Il y a quelques jours, lors du dernier Forum économique mondial (WEF) de Davos, la présidente de la Commission européenne, Ursula von der Leyen, a clairement exprimé son opinion sur les différents rôles. «L’UE a un intérêt stratégique à prendre la tête de la reconstruction de l’Ukraine», avait-elle déclaré.
C’est pourquoi il n’est pas encore clair dans quelle mesure l’initiative d’Ignazio Cassis est coordonnée avec l’UE. Pour le président de la Confédération, il ne s’agit que d’une proposition qui sert de «coup d’envoi d’un plan de reconstruction pour l’Ukraine».
Le président de la Confédération crée-t-il ainsi une situation de concurrence? Comme la Suisse, la Commission européenne travaille actuellement à l’établissement d’une plate-forme pour la reconstruction de l’Ukraine, qui serait pilotée par l’UE et le gouvernement ukrainien. L’UE veut aussi y associer des institutions multilatérales comme le Fonds monétaire international (FMI) et la Banque mondiale, c’est-à-dire les mêmes organisations qu’Ignazio Cassis a invitées à Lugano.
«Il ne s’agit pas d’argent»
Alors que des discussions très concrètes ont déjà lieu au sein de l’UE au sujet de la provenance de l’argent, Ignazio Cassis évite d’aborder la question du financement, mais déclare à dessin qu’il ne s’agit que de sommes symboliques. À la question précise du journaliste de SRF pour savoir combien la Suisse allait payer, le président de la Confédération a répondu: «Ce n’est pas une question d’argent, il s’agit d’établir un processus».
Dans le même temps, le site de la Conférence de reconstruction de l’Ukraine affiche un message clair: «La Suisse et l’Ukraine demandent la mobilisation de fonds pour la mise en œuvre du programme de reconstruction».
«Tous les pays peuvent promettre de donner quelque chose, mais ce sera un geste symbolique», déclare le patron du DFAE, laissant en suspens les sommes concrètes que la Suisse serait prête à donner. «Le plus gros chèque que nous remettons est l’organisation de cette conférence», indique Ignazio Cassis.

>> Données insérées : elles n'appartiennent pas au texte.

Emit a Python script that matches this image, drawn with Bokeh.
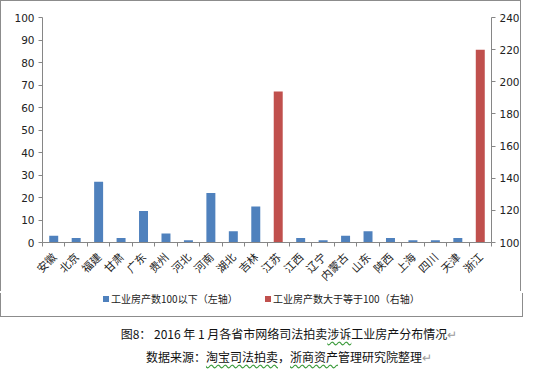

Il est clair que le financement deviendra inévitablement et rapidement le sujet principal – c’est la somme qui l’impose: le Premier ministre ukrainien estime que le montant dépasse les 600 milliards de dollars; d’autres estimations se situent autour de 1000 milliards de dollars, selon Ignazio Cassis.
Volodymyr Zelenski lui-même parle en premier lieu l’argent. «Nous avons besoin d’un plan de soutien international stratégique, une forme moderne du plan Marshall historique, c’est-à-dire de l’argent, de la technologie, des spécialistes et des possibilités de croissance, a déclaré le président ukrainien au début mai. La secrétaire au Trésor des États-Unis Janet Yellen a également évoqué mi-mai un besoin «comparable au plan Marshall pour la reconstruction de l’Europe après la Seconde Guerre mondiale».
Pas de consensus autour des confiscations
Les débats devraient également porter sur des idées déjà exprimées. Le président ukrainien a évoqué un modèle selon lequel des pays, villes ou entreprises parraineraient des villes ou secteurs en Ukraine. Il a également proposé d’utiliser à cet effet les avoirs russes gelés, évoquant entre autres des réserves de devises russes de plusieurs centaines de milliards de dollars et les avoirs des oligarques russes.
Ce plan est politiquement très controversé. Le président américain, Joe Biden, et la présidente de la Commission européenne, Ursula von der Leyen, saluent le principe, mais connaissent les pièges de l’État de droit que de telles expropriations impliqueraient. Fin mai, lors du WEF à Davos, des journalistes ont demandé à Ignazio Cassis quelle était la position de la Suisse à ce sujet. Là encore, il est resté vague: «C’est une question globale, et la Suisse donnera sa réponse en temps voulu».